Por HERMANN TERTSCH
El País Domingo,
25.01.98
TRIBUNA
Los problemas del presidente norteamericano Bill Clinton
comienzan a ser serios. Nada tienen ya que ver con el notorio malhumor de esa
máquina de regañar que debe ser su compañera Hillary. Ni siquiera se deben ya a
esa moralina con la que los protestantes del Nuevo Mundo parecen querer
recompensar a Dios por haberlos elegido para protegemos y hacemos felices mal
que nos siente a los demás. Es aquél un país en el que no se debe pecar mucho
si se tiene ambición en la vida pública y no se es un genio de la ocultación.

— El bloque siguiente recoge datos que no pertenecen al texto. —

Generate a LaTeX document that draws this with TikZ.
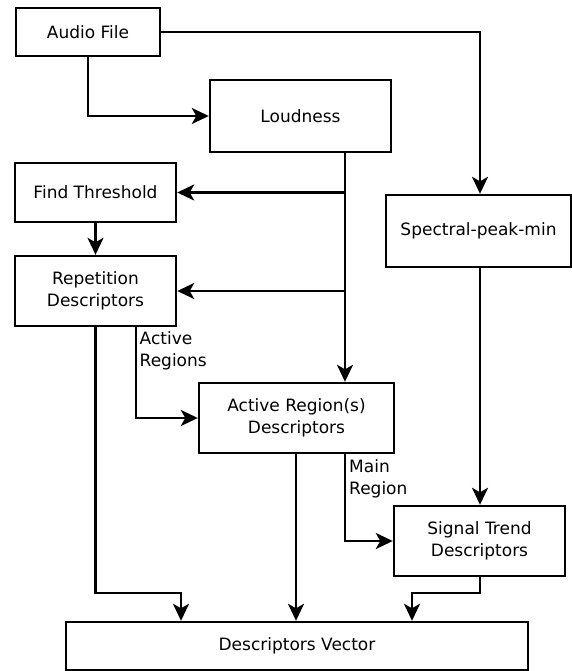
\documentclass[tikz,border=0pt]{standalone}
\usepackage{fontspec}
\setmainfont{DejaVu Sans}
\usetikzlibrary{arrows.meta}
\begin{document}
\begin{tikzpicture}[x=1pt,y=-1pt,
  box/.style={draw, line width=2.4pt, rectangle, inner sep=0pt, align=center,
    font=\fontsize{17}{21.5}\selectfont},
  conn/.style={line width=2.4pt, -{Stealth[length=17pt,width=16pt,inset=4.5pt]}},
  lbl/.style={inner sep=0pt, align=left, anchor=west, font=\fontsize{17}{21.5}\selectfont}]
\useasboundingbox (0,0) rectangle (572,671);
\node[box, minimum width=144pt, minimum height=48pt] (audio) at (88,32) {Audio File};
\node[box, minimum width=181pt, minimum height=72pt] (loud) at (300.5,116) {Loudness};
\node[box, minimum width=161pt, minimum height=59pt] (find) at (95.5,192.5) {Find Threshold};
\node[box, minimum width=161pt, minimum height=70pt] (rep) at (95.5,291) {Repetition\\Descriptors};
\node[box, minimum width=185pt, minimum height=72pt] (spec) at (478.5,231) {Spectral-peak-min};
\node[box, minimum width=195pt, minimum height=70pt] (active) at (296.5,418) {Active Region(s)\\Descriptors};
\node[box, minimum width=171pt, minimum height=70pt] (trend) at (479.5,541) {Signal Trend\\Descriptors};
\node[box, minimum width=462pt, minimum height=48pt] (vec) at (297,646) {Descriptors Vector};
% connectors
\draw[conn] (audio.east) -| (spec.north -| 480,0);
\draw[conn] (audio.south -| 88,0) |- (loud.west);
\coordinate (lx) at (345,0);
\draw[conn] (loud.south -| lx) -- (active.north -| lx);
\draw[conn] (find.east -| lx) -- (find.east);
\draw[conn] (rep.east -| lx) -- (rep.east);
\draw[conn] (find.south) -- (rep.north);
\draw[conn] (rep.south -| 136,0) |- (active.west);
\node[lbl] (lblA) at (139.5,351) {Active\\Regions};
\draw[conn] (rep.south) -- (95.5,593) -| (vec.north -| 181,0);
\draw[conn] (active.south -| 296,0) -- (vec.north -| 296,0);
\draw[conn] (active.south -| lx) |- (trend.west);
\node[lbl] (lblM) at (349,479) {Main\\Region};
\draw[conn] (spec.south -| 480,0) -- (trend.north -| 480,0);
\draw[conn] (trend.south -| 480,0) -- (480,593) -| (vec.north -| 412,0);
\end{tikzpicture}
\end{document}
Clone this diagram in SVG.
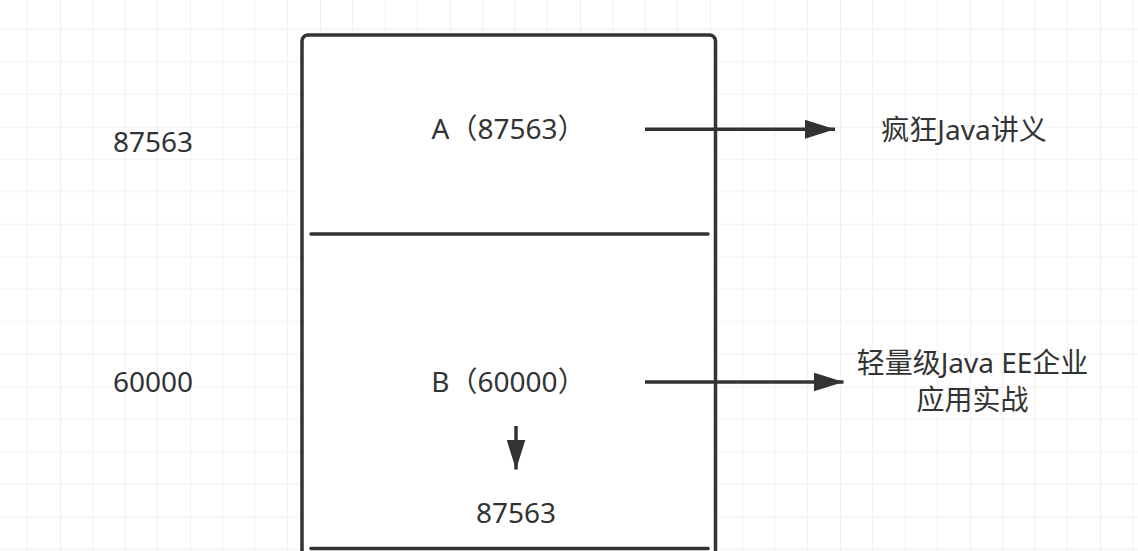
<svg xmlns="http://www.w3.org/2000/svg" width="1138" height="551" viewBox="0 0 1138 551">
  <defs>
    <pattern id="grid" patternUnits="userSpaceOnUse" x="60" y="-3.3" width="130" height="130">
      <path d="M32.5 0V130M65 0V130M97.5 0V130M0 32.5H130M0 65H130M0 97.5H130" stroke="#f1f1f1" stroke-width="1" fill="none"/>
      <path d="M0 0V130M0 0H130" stroke="#e6e6e6" stroke-width="1.2" fill="none"/>
    </pattern>
    <marker id="arrow" viewBox="0 0 30 19" refX="30" refY="9.5" markerWidth="30" markerHeight="19" markerUnits="userSpaceOnUse" orient="auto">
      <path d="M0 0L30 9.5L0 19Z" fill="#333"/>
    </marker>
  </defs>
  <style>
    text { font-family: "Noto Sans", "Noto Sans CJK SC", sans-serif; font-size: 28px; fill: #333; text-anchor: middle; }
    .box { fill: #fff; stroke: #333; stroke-width: 3.5; }
    .div { stroke: #333; stroke-width: 3.5; stroke-linecap: round; }
    .conn { stroke: #333; stroke-width: 3.5; fill: none; }
  </style>
  <rect width="1138" height="551" fill="#fff"/>
  <rect width="1138" height="551" fill="url(#grid)"/>

  <g id="label-left-87563"><text x="153" y="152">87563</text></g>
  <g id="label-left-60000"><text x="153" y="392">60000</text></g>

  <g id="memory-box">
    <rect class="box" x="302" y="35" width="413.5" height="560" rx="6"/>
    <line class="div" x1="311" y1="234" x2="708" y2="234"/>
    <line class="div" x1="311" y1="548.5" x2="708" y2="548.5"/>
  </g>

  <g id="node-a"><text x="508.5" y="139">A（87563）</text></g>
  <g id="node-b"><text x="508.5" y="392">B（60000）</text></g>
  <g id="node-b-new"><text x="516" y="523">87563</text></g>

  <g id="book-1"><text x="964" y="140">疯狂Java讲义</text></g>
  <g id="book-2">
    <text x="972.5" y="373">轻量级Java EE企业</text>
    <text x="972.5" y="410">应用实战</text>
  </g>

  <g id="connectors">
    <line class="conn" x1="645" y1="129.3" x2="835" y2="129.3" marker-end="url(#arrow)"/>
    <line class="conn" x1="645" y1="382" x2="843.5" y2="382" marker-end="url(#arrow)"/>
    <line class="conn" x1="516" y1="426" x2="516" y2="469.5" marker-end="url(#arrow)"/>
  </g>
</svg>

Cuando hay tanta gente que se entusiasma con las chispas de la silla eléctrica
y venera la inyección letal por un lado, y por otro llora toda excursión a un
motel con rubia, remunerada ésta o no, hay que tener mucho cuidado con la
propia reputación. Clinton parece haber sido algo negligente con la suya. Para
alguien que es o quiere ser presidente allí, es imperdonable. Feísimo. Pero eso
ha sido sólo, al parecer, su pecado inicial. Porque después, parece haber
pecado contra leyes superiores y muy posiblemente más razonables. Son las
reglas que en aquella gran democracia hacen imperdonable la mentira que se le
descubre a un dirigente político. Cuando la mentira, propia o inducida, se
produce ante un tribunal, aquella sociedad suele ser implacable. Richard Nixon
aprendió aquella amarga lección. Los paralelismos entre el republicano
arrogante y el demócrata tibio son evidentes. Los problemas de Clinton ya están
lejos de ser líos de faldas, aunque estén originados por lo que parece una
innegable tendencia al arrebato de galantería algo matona.
Siempre con ese tufillo que sugiere una afición poco
elegante al abuso de autoridad para satisfacer apetitos y cerrar posteriormente
los armarios repletos de cadáveres más o menos adúlteros. Tercos rumores
primero, indicios, sospechas después y, ¡ay!, cada vez más datos, sugieren que
el jefe máximo de la primera potencia mundial tiene un carácter un poco
pringoso, algo mentiroso y, a lo peor, débil. Eso preocupa más que sus
compulsiones de alcoba.
Las revelaciones hechas por el FBI con indicios serios de
que Clinton obligó a una ex amante a cometer perjurio para encubrir sus
relaciones, convierten el caso de Paula Jones, otra supuesta víctima de sus
apetencias, en una carga de profundidad para la presidencia. Ya no se puede
descartar que Clinton no acabe su segundo mandato. En todo caso, puede quedar
paralizado hasta el final. Ya no lucha con sugerencias sexuales, malentendidos
y plausibles intentos de alguna ex amiga de acceder a una notoriedad que tan
fácilmente se convierte en dinero en EE UU. El comercio de basuraza aquí en
España es una broma de ursulinas ante la permanente subasta de carroña de
aquella sociedad.
Da ya igual si se ha desvivido por las secretarias. Ni el
caso Whitewater, sin sexo pero con dinero negro, mentiras e incluso alguna
muerte extraña, ha tenido este potencial dinamitador. La acusación de perjurio
o su inducción parece tener más solidez. Parte de los norteamericanos
consideran que su presidente tiene relaciones conflictivas con la verdad. Y que
no ha dicho la verdad, al menos toda, al responder a las acusaciones sobre
hábitos sexuales algo desordenados, para un presidente en Washington. Si ya no
le cree el público ni su partido, y su equipo se cuestiona su lealtad, Clinton
aun puede tener que mudarse antes de lo previsto.